•The Consumer Price Index measures the average change in prices over time with respect to goods and services
•A closer look at the data suggests that the ordinary Mwananchi may not have much to celebrate
The Kenya National Bureau of Statistics (KNBS) monthly Consumer Price Index released on January 31 shows Kenya’s overall inflation rate stood at 5.39%.
The index measures the average change in prices over time with respect to goods and services.
This represents a consistent four month decline in Kenya’s inflation rate from a high of 6.91% in September 2021 and a marginal year-on-year decline from 5.69% recorded in January 2021.
The above notwithstanding, the overall CPI applicable to the period increased by 0.31 per cent to 118.642 from 118.274 in December 2021.
This was largely occasioned by marginal increases in food and non-alcoholic beverages and furnishings, household equipment and routine household maintenance by 1.07 and 0.69 points respectively.
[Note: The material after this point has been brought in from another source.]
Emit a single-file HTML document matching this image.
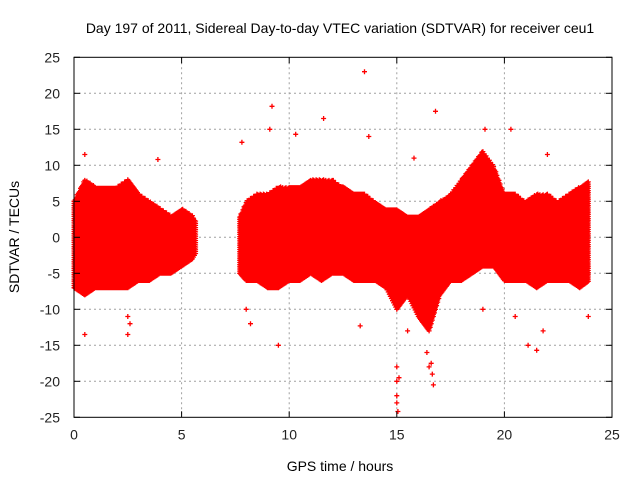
<!DOCTYPE html>
<html><head><meta charset="utf-8"><style>
body{margin:0;background:#fff}
svg{display:block;font-family:"Liberation Sans",sans-serif}
</style></head><body>
<svg id="c" width="640" height="480">
<text x="340" y="33" font-size="14" text-anchor="middle">Day 197 of 2011, Sidereal Day-to-day VTEC variation (SDTVAR) for receiver ceu1</text>
<text x="340" y="471" font-size="14" text-anchor="middle">GPS time / hours</text>
<text transform="translate(19,237) rotate(-90)" font-size="14" text-anchor="middle">SDTVAR / TECUs</text>
<g id="grid"></g><g id="marks"></g><g id="axes"></g>
</svg>
<script>
const xTicks=[0,5,10,15,20,25];
const yTicks=[-25,-20,-15,-10,-5,0,5,10,15,20,25];
const bandTimes=[0,0.5,1,1.5,2,2.5,3,3.5,4,4.5,5,5.5,5.7,
 7.7,8,8.5,9,9.5,10,10.5,11,11.5,12,12.5,13,13.5,14,14.5,15,15.5,16,16.5,17,17.5,18,18.5,19,19.5,20,20.5,21,21.5,22,22.5,23,23.5,23.95];
const bandLow=[-7,-8,-7,-7,-7,-7,-6,-6,-5,-5,-4,-3,-2,
 -5,-6,-6,-7,-7,-6,-6,-5,-6,-5,-5,-6,-6,-6,-7,-10,-8,-11,-13,-8,-6,-6,-5,-4,-4,-6,-6,-6,-7,-6,-6,-6,-7,-6];
const bandHigh=[5,8,7,7,7,8,6,5,4,3,4,3,2,
 3,5,6,6,7,7,7,8,8,8,7,6,6,5,4,4,3,3,4,5,6,8,10,12,10,6,6,5,6,6,5,6,7,8];
const outX=[0.5,0.5,2.5,2.5,2.6,3.9,7.8,8.0,8.2,9.2,9.1,9.5,10.3,11.6,13.5,13.7,13.3,15.0,15.0,15.0,15.0,15.05,15.1,16.5,16.6,16.65,16.7,16.8,15.8,19.1,20.3,21.5,21.1,21.8,22,23.9,16.4,15.5,19,20.5];
const outY=[11.5,-13.5,-11,-13.5,-12,10.8,13.2,-10,-12,18.2,15,-15,14.3,16.5,23,14,-12.3,-18,-20,-22,-23,-24.2,-19.5,-18,-17.5,-19,-20.5,17.5,11,15,15,-15.7,-15,-13,11.5,-11,-16,-13,-10,-11];
const X0=74,X1=612,Y0=57.3,Y1=417.3;
const sx=v=>X0+(v-0)/25*(X1-X0);
const sy=v=>Y1-(v+25)/50*(Y1-Y0);
const NS="http://www.w3.org/2000/svg";
function mk(t,a,p){const e=document.createElementNS(NS,t);for(const k in a)e.setAttribute(k,a[k]);p.appendChild(e);return e;}
const grid=document.getElementById('grid'),axes=document.getElementById('axes'),marks=document.getElementById('marks');
xTicks.forEach(v=>{
 if(v>0&&v<25){const l=mk('line',{x1:sx(v),x2:sx(v),y1:Y0,y2:Y1,stroke:'#a0a0a0','stroke-dasharray':'2,3'},grid);
 
 }
 mk('line',{x1:sx(v),x2:sx(v),y1:Y1,y2:Y1-6,stroke:'#000'},axes);
 mk('line',{x1:sx(v),x2:sx(v),y1:Y0,y2:Y0+6,stroke:'#000'},axes);
 const t=mk('text',{x:sx(v),y:Y1+22,'font-size':14,'text-anchor':'middle',fill:'#222'},axes);t.textContent=v;
 
 
});
yTicks.forEach(v=>{
 if(v>-25&&v<25){const l=mk('line',{x1:X0,x2:X1,y1:sy(v),y2:sy(v),stroke:'#a0a0a0','stroke-dasharray':'2,3'},grid);
 
 }
 mk('line',{x1:X0,x2:X0+6,y1:sy(v),y2:sy(v),stroke:'#000'},axes);
 mk('line',{x1:X1,x2:X1-6,y1:sy(v),y2:sy(v),stroke:'#000'},axes);
 const t=mk('text',{x:X0-14,y:sy(v)+5,'font-size':14,'text-anchor':'end',fill:'#222'},axes);t.textContent=v;
 
 
});
const fr=mk('rect',{x:X0,y:Y0,width:X1-X0,height:Y1-Y0,fill:'none',stroke:'#000'},axes);


let d='';
function cross(x,y){const px=sx(x),py=sy(y);d+=`M${(px-2.5).toFixed(1)} ${py.toFixed(1)}h5M${px.toFixed(1)} ${(py-2.5).toFixed(1)}v5`;}
for(let i=0;i<bandTimes.length-1;i++){
 const t0=bandTimes[i],t1=bandTimes[i+1];
 if(t1-t0>1)continue;
 for(let t=t0;t<t1-1e-6;t+=0.05){
  const f=(t-t0)/(t1-t0);
  const lo=bandLow[i]+(bandLow[i+1]-bandLow[i])*f;
  const hi=bandHigh[i]+(bandHigh[i+1]-bandHigh[i])*f;
  for(let y=lo;y<=hi;y+=0.3)cross(t,y);
 }
}
for(let i=0;i<outX.length;i++)cross(outX[i],outY[i]);
const p=mk('path',{d:d,stroke:'#ff0000','stroke-width':1.3,fill:'none'},marks);


</script>
</body></html>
The increases, however, were partially offset by decreases in housing, water, electricity, gas and other fuels and transport of 0.75 and 0.11, respectively.
The decline in the rate of inflation is welcome news to the Kenyan populace as it signals a strengthening economy due to increased purchasing power.
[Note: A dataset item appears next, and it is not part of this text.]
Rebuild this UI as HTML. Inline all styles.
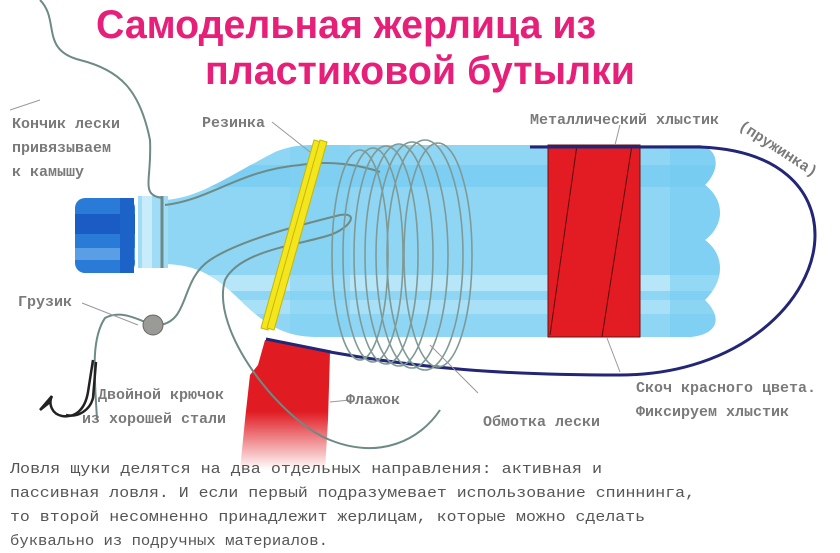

However, while the overall inflation position is positive and well within Central Bank of Kenya desired average of 3.5% and 7.5%, a closer look at the data suggests that the ordinary Mwananchi may not have much to celebrate.
This is primarily due to increases in the cost of basic food commodities such as sifted maize flour, vegetables and fruits which may disproportionately impact low to middle income households resulting in increased financial burdens. It is hoped, however, that the anticipated drop in electricity prices following President Uhuru Kenyatta’s directive with respect to the reduction in electricity tariffs will offset financial constraints arising from the increases in prices of basic food commodities.
Despite declining inflation rates in Kenya, the International Monetary Fund’s (IMF) 2022 World Economic Outlook forecasts tough times ahead for developing and emerging economies on the back of steep increases in oil and gas prices and moderate increases in food prices.
Specifically, the IMF anticipates that global oil and gas prices will increase by 12% and 58% in 2022 due to supply-demand imbalances while food prices will increase by 4.5% within the calendar year due to decreased agricultural outputs. These increases are expected to have a disproportionately negative impact on developing and emerging economies that are more vulnerable to volatile global prices, particularly in relation to imported commodities. In addition, supply chain disruptions due to emerging COVID-19 variants may further worsen the global economic position.
Given the cautionary assessment outlined in the IMF’s 2022 World Economic Outlook, it may be necessary for Kenya to closely monitor the global economic position with a view to accurately predict and mitigate any potential movements that may have a negative impact on the Kenyan economy.